Incidentally, if you want to keep an eye on a specific thread, you can subscribe to it through the Thread Tools button at the top of the page. You'll receive emails when a new post is added. ;)

Kitty Pryde
03-24-2009, 08:03 PM
my immediate reactions, as a long time enthusiastic SF/F shelf browser:

-it sounds like a fantasy novel about a man named "All" who works for the King
-it sounds like a light comic fantasy because the title is just a wee bit silly and punny (like Piers Anthony Xanth novel, akin to "Crewel Lye" or "Faun and Games").

Travis J. Smith
03-24-2009, 08:20 PM
-it sounds like a light comic fantasy because the title is just a wee bit silly and punny (like Piers Anthony Xanth novel, akin to "Crewel Lye" or "Faun and Games").Well, aspects of it are light/comic. It came about from my idea of having a multiverse housed within itself inside a tree (a Scots pine) that is guarded and watched over by an omniscient squirrel named Lyedir. ;)

Claudia Gray
03-24-2009, 08:57 PM
I, too, thought it was about a guy named All who worked for the king.
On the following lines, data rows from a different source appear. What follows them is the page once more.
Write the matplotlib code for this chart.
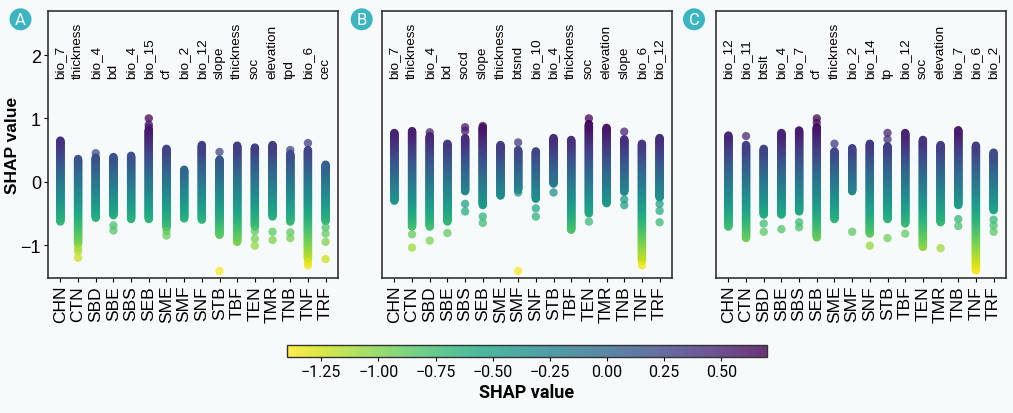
import numpy as np
import matplotlib
matplotlib.use("Agg")
import matplotlib.pyplot as plt
from matplotlib.collections import LineCollection
from matplotlib.colors import Normalize
from matplotlib.cm import ScalarMappable
from matplotlib.patches import Ellipse

plt.rcParams["font.family"] = ["Liberation Sans", "DejaVu Sans"]

# --- data ------------------------------------------------------------------
biomes = ["CHN", "CTN", "SBD", "SBE", "SBS", "SEB", "SME", "SMF",
          "SNF", "STB", "TBF", "TEN", "TMR", "TNB", "TNF", "TRF"]

# panel A
a_features = ["bio_7", "thickness", "bio_4", "bd", "bio_4", "bio_15", "cf", "bio_2",
              "bio_12", "slope", "thickness", "soc", "elevation", "tpd", "bio_6", "cec"]
a_hi = [0.65, 0.36, 0.38, 0.39, 0.41, 0.82, 0.52, 0.19,
        0.58, 0.35, 0.57, 0.54, 0.58, 0.44, 0.50, 0.27]
a_lo = [-0.63, -0.98, -0.57, -0.53, -0.59, -0.59, -0.72, -0.58,
        -0.60, -0.84, -0.95, -0.71, -0.55, -0.63, -1.22, -0.62]
a_pts = [[], [-1.05, -1.10, -1.20], [0.45], [-0.69, -0.77], [], [1.00, 0.90, 0.86],
         [-0.78, -0.85], [], [], [0.47, -1.41], [], [-0.78, -0.90, -1.01],
         [-0.79, -0.92], [0.50, -0.80, -0.89], [0.61, -1.27, -1.32],
         [-0.72, -0.82, -0.95, -1.22]]

# panel B
b_features = ["bio_7", "thickness", "bio_4", "bd", "socd", "slope", "thickness", "btsnd",
              "bio_10", "bio_4", "thickness", "soc", "elevation", "slope", "bio_6", "bio_12"]
b_hi = [0.77, 0.80, 0.72, 0.60, 0.69, 0.86, 0.58, 0.50,
        0.48, 0.69, 0.66, 0.91, 0.85, 0.67, 0.60, 0.69]
b_lo = [-0.30, -0.71, -0.71, -0.63, -0.15, -0.37, -0.22, -0.13,
        -0.27, -0.03, -0.76, -0.50, -0.34, -0.16, -1.25, -0.25]
b_pts = [[], [-0.83, -1.04], [0.78, -0.93], [-0.81], [0.86, 0.80, -0.35, -0.47],
         [0.88, -0.55, -0.65], [], [0.62, -0.17, -1.41], [-0.42, -0.55], [-0.17],
         [], [1.00, -0.63], [], [0.79, -0.28, -0.37], [-1.32],
         [-0.35, -0.46, -0.64]]

# panel C
c_features = ["bio_12", "bio_11", "btslt", "bio_4", "bio_7", "cf", "thickness", "bio_2",
              "bio_14", "tp", "bio_12", "soc", "elevation", "bio_7", "bio_6", "bio_2"]
c_hi = [0.73, 0.58, 0.52, 0.77, 0.81, 0.86, 0.48, 0.53,
        0.60, 0.56, 0.77, 0.66, 0.58, 0.81, 0.57, 0.46]
c_lo = [-0.71, -0.89, -0.52, -0.52, -0.47, -0.88, -0.59, -0.15,
        -0.82, -0.59, -0.66, -1.03, -0.64, -0.37, -1.40, -0.45]
c_pts = [[], [0.72], [-0.66, -0.79], [-0.75], [-0.64, -0.72], [1.00, 0.93],
         [0.60], [-0.79], [-1.01], [0.77, 0.67, -0.89], [-0.82], [],
         [-1.05], [-0.59, -0.70], [], [-0.60, -0.69, -0.79]]

cbar_ticks = [-1.25, -1.00, -0.75, -0.50, -0.25, 0.00, 0.25, 0.50]
yticks = [2, 1, 0, -1]

# --- style ------------------------------------------------------------------
bg = "#f7fafa"
badge = "#3cb5c1"
cmap = plt.cm.viridis_r
dot_norm = Normalize(vmin=-1.40, vmax=1.00)   # colours of the points
bar_norm = Normalize(vmin=-1.40, vmax=0.70)   # range shown on the colour bar
dot_pt = 6.0  # marker diameter in points

fig = plt.figure(figsize=(10.13, 4.14), dpi=100, facecolor=bg)

panels = [
    ("A", a_features, a_hi, a_lo, a_pts),
    ("B", b_features, b_hi, b_lo, b_pts),
    ("C", c_features, c_hi, c_lo, c_pts),
]
lefts = [48, 382, 716]

for k, (letter, feats, his, los, pts) in enumerate(panels):
    ax = fig.add_axes([lefts[k] / 1013, 1 - 279 / 414, 290 / 1013, 266.7 / 414])
    ax.set_facecolor(bg)

    for i in range(len(biomes)):
        # dense (overlapping, so opaque) strip of points between lo and hi
        ys = np.append(np.arange(los[i], his[i], 0.01), his[i])
        segs = [[(i, y0), (i, y1)] for y0, y1 in zip(ys[:-1], ys[1:])]
        cols = cmap(dot_norm((ys[:-1] + ys[1:]) / 2))
        lc = LineCollection(segs, colors=cols, linewidths=dot_pt,
                            capstyle="round", zorder=2)
        lc.set_snap(False)
        ax.add_collection(lc)
        # isolated points
        if pts[i]:
            ax.scatter([i] * len(pts[i]), pts[i], c=pts[i], cmap=cmap, norm=dot_norm,
                       s=dot_pt ** 2, alpha=0.75, edgecolors="none", zorder=3)
        ax.text(i, 1.64, feats[i], rotation=90, ha="center", va="bottom",
                fontsize=9.7, color="black")

    ax.set_xlim(-0.7, 15.7)
    ax.set_ylim(-1.52, 2.69)
    ax.set_xticks(range(len(biomes)))
    ax.set_xticklabels(biomes, rotation=90, fontsize=12.5)
    ax.tick_params(axis="x", length=3, pad=2)
    if k == 0:
        ax.set_yticks(yticks)
        ax.set_yticklabels([str(t).replace("-", "\u2212") for t in yticks], fontsize=13)
        ax.tick_params(axis="y", length=3, pad=2)
        ax.set_ylabel("SHAP value", fontsize=12.5, fontweight="bold")
        ax.yaxis.set_label_coords(-0.097, 0.5)
    else:
        ax.set_yticks([])
    for sp in ax.spines.values():
        sp.set_color("#333333")
        sp.set_linewidth(1.2)

    # panel letter badge
    cx = [20.5, 361.7, 694][k] / 1013
    cy = 1 - 20.3 / 414
    fig.add_artist(Ellipse((cx, cy), 22 / 1013, 22 / 414, transform=fig.transFigure,
                           facecolor=badge, edgecolor="none"))
    fig.text(cx, cy, letter, ha="center", va="center", color="white", fontsize=12,
             family=["Roboto", "DejaVu Sans"])

# colorbar
cax = fig.add_axes([287 / 1013, 1 - 358 / 414, 480 / 1013, 12.5 / 414])
sm = ScalarMappable(norm=bar_norm, cmap=cmap)
cb = fig.colorbar(sm, cax=cax, orientation="horizontal", alpha=0.8)
cb.set_ticks(cbar_ticks)
cb.set_ticklabels([f"{t:.2f}".replace("-", "\u2212") for t in cbar_ticks])
cb.ax.tick_params(labelsize=11.5, length=3, pad=2)
for lab in cb.ax.get_xticklabels():
    lab.set_family(["Roboto", "DejaVu Sans"])
cb.outline.set_edgecolor("#333333")
cb.outline.set_linewidth(1.0)
cb.set_label("SHAP value", fontsize=13, fontweight="bold", labelpad=3,
             family=["Roboto", "DejaVu Sans"])

fig.savefig("out.png", dpi=100, facecolor=bg)
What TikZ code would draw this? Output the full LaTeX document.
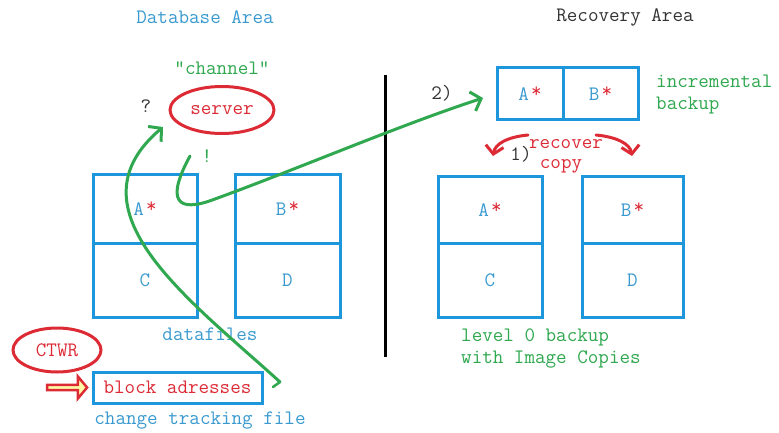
\documentclass[tikz,border=0pt]{standalone}
\usetikzlibrary{shapes.geometric,shapes.arrows,arrows.meta}
\definecolor{bx}{HTML}{1E96DC}
\definecolor{tb}{HTML}{3A9AD0}
\definecolor{gr}{HTML}{2FA84F}
\definecolor{rd}{HTML}{DD2B36}
\definecolor{dk}{HTML}{333333}
\newcommand{\st}{\hspace{2pt}\raisebox{3pt}{\textcolor{rd}{*}}}
\begin{document}
\begin{tikzpicture}[x=1pt,y=-1pt,
  every node/.style={font=\ttfamily\fontsize{20.5}{22}\selectfont, inner sep=0pt},
  cell/.style={draw=bx, line width=3pt, text=tb},
  oval/.style={ellipse, draw=rd, line width=3pt, text=rd},
  garrow/.style={draw=gr, line width=3pt, line cap=round, -{Straight Barb[length=9pt,width=20pt,line width=3pt]}},
  rarrow/.style={draw=rd, line width=3pt, line cap=round, -{Straight Barb[length=8pt,width=18pt,line width=3pt]}},
  lbl/.style={anchor=west}]
\useasboundingbox (0,0) rectangle (779,433);
\fill[white] (0,0) rectangle (779,433);
% titles
\node[text=tb] (tdb) at (205,17) {Database Area};
\node[text=dk] (trc) at (625,17) {Recovery Area};
% server area
\node[text=gr] (chan) at (222,68) {\textquotedbl channel\textquotedbl};
\node[oval, minimum width=104pt, minimum height=47pt] (srv) at (222,110) {server};
\node[text=dk] (q) at (146,106) {?};
\node[text=gr] (ex) at (207,156) {!};
% datafiles
\node[cell, minimum width=104pt, minimum height=69pt] (dA) at (145,208.5) {A\st};
\node[cell, minimum width=104pt, minimum height=74pt] (dC) at (145,280) {C};
\node[cell, minimum width=105pt, minimum height=69pt] (dB) at (287.5,208.5) {B\st};
\node[cell, minimum width=105pt, minimum height=74pt] (dD) at (287.5,280) {D};
\node[text=tb] (dfl) at (210,334) {datafiles};
% CTWR
\node[oval, minimum width=88pt, minimum height=44pt] (ctwr) at (57,350) {CTWR};
\node[cell, text=rd, minimum width=169pt, minimum height=31pt] (blk) at (177.5,387.5) {block adresses};
\node[single arrow, draw=rd, fill=yellow!35, line width=2.5pt, minimum height=40pt, minimum width=22pt, single arrow head extend=4pt, single arrow tip angle=100] (harr) at (66,387.5) {};
\node[text=tb] (ctf) at (200,421) {change tracking file};
% divider
\coordinate (v1) at (385,75);
\coordinate (v2) at (385,357);
\draw[line width=3pt, black] (v1) -- (v2);
% incremental backup
\node[cell, minimum width=66pt, minimum height=52pt] (iA) at (530,94) {A\st};
\node[cell, minimum width=75pt, minimum height=52pt] (iB) at (600.5,94) {B\st};
\node[text=gr, lbl, align=left] (inc) at (656,95) {incremental\\backup};
\node[text=dk] (n2) at (442,93) {2)};
% level 0
\node[cell, minimum width=104pt, minimum height=67pt] (lA) at (490,209.5) {A\st};
\node[cell, minimum width=104pt, minimum height=74pt] (lC) at (490,280) {C};
\node[cell, minimum width=101pt, minimum height=67pt] (lB) at (632.5,209.5) {B\st};
\node[cell, minimum width=101pt, minimum height=74pt] (lD) at (632.5,280) {D};
\node[text=gr, lbl, align=left] (lvl) at (461,348) {level 0 backup\\with Image Copies};
% recover copy
\node[text=rd] (rec) at (566,144) {recover};
\node[text=rd] (cpy) at (561,166) {copy};
\node[text=dk] (n1) at (521,154) {1)};
\coordinate (rl) at (528,135);
\coordinate (rr) at (596,135);
\coordinate (rlt) at (493,156);
\coordinate (rrt) at (632,156);
\draw[rarrow] (rl) .. controls (507,137) and (495,144) .. (rlt);
\draw[rarrow] (rr) .. controls (617,137) and (630,144) .. (rrt);
% green arrows
\coordinate (g1s) at (280,382);
\coordinate (g1h) at (273,387);
\coordinate (g1t) at (163,127);
\draw[draw=gr, line width=2.5pt, line cap=round] (g1s) -- (g1h);
\draw[garrow] (g1s) .. controls (190,300) and (65,210) .. (g1t);
\coordinate (g2s) at (190,156);
\coordinate (g2t) at (483,98);
\draw[garrow] (g2s) .. controls (166,200) and (176,214) .. (215,199) .. controls (300,168) and (400,125) .. (g2t);
\end{tikzpicture}
\end{document}
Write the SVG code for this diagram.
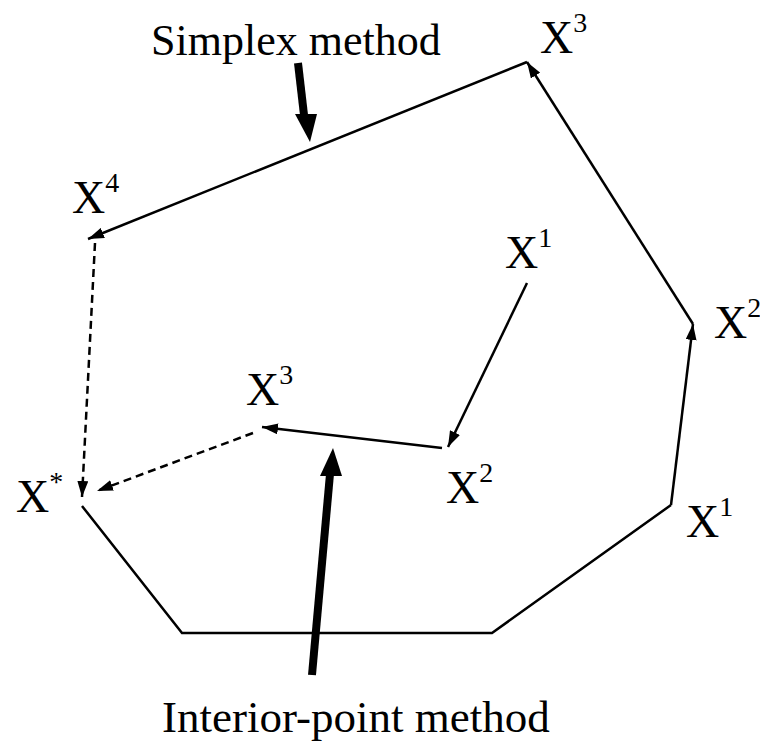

I second the objection about its similarity to ALL THE KING'S MEN -- one of those rare books so enduring that it gets to hang onto a title from a popular phrase for a really long time.

AnnieColleen
03-24-2009, 09:23 PM
my immediate reactions, as a long time enthusiastic SF/F shelf browser:

-it sounds like a fantasy novel about a man named "All" who works for the King
-it sounds like a light comic fantasy because the title is just a wee bit silly and punny (like Piers Anthony Xanth novel, akin to "Crewel Lye" or "Faun and Games").

Ditto this.

"The King's Man" could work...but only, I would think, if the other reading actually applies to the story (a character who's loyal to the king); otherwise you'll confuse those who don't get the pun.